You are God’s living, breathing, walking poetry in this world, and every breath you take, every act you make, and every word you speak reflects your author.
Your life is like a living Psalm in the world.
And no matter what others may do to you
No matter what happens to you
No matter what people say about you
No matter what hardships in this life that you endure...
your Psalm speaks!!!
Your circumstances may change, but in Christ, you are God’s poetry, you are God’s living Psalm in the world, and nothing or no one can ever change that truth about you.
If you have gone your own way, then tonight, turn back to God, for he promised to hear you.
—————————
One morning, when my daughter, Hannah, was about a year old, she and I woke up early to play in her bedroom - just Daddy and her.
At that time, she was just starting to crawl and wanted to explore everywhere on her own.
During our playtime together, she crawled away from me and to the edge of the bedroom.
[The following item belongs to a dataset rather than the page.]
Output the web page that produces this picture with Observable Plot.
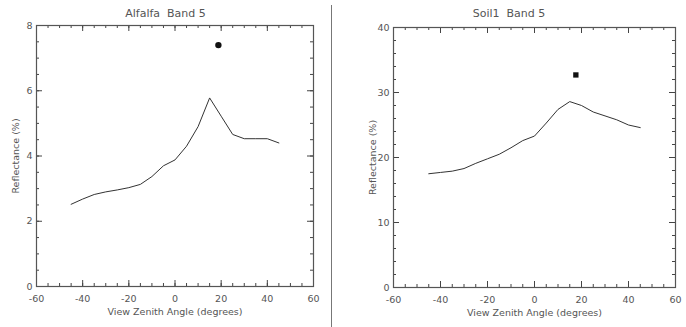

She turned back and smiled, wanting my permission to leave her bedroom and explore the dark hallway.
I told her no, but she turned around and crawled away, so I followed her without her knowing and listened for her cry.
About a moment after she left the bedroom, she crawled out of the light and into the darkness. She couldn’t see, felt scared, and cried, “Dada, dada!”
She put her arms in the air, and instantly, I picked her up, carried her into the light, told her I loved her, and then said, stay with Daddy.”
Friends, if you’re in the far country, away from God, in the darkness, then tonight, I invite you to repentance, which simply means ‘to turn.’ Tonight, simply stop, turn your hands to the air, and surrender to Christ’s salvation for you. As you do, without hesitation, your Heavenly Father promised to hear you. Jesus promised to find you and bring you back into the light of his goodness and grace!
No shame, tonight. Your Heavenly Father is waiting for you. Come to him now.
Bring your life, symbolized in your jagged piece, and place it in the cross. Let your life become God’s poetry in the world!
[[[Kids bring pieces]]]
Response prayer
Song 1
Jesus takes our broken pieces and transforms them into something beautiful.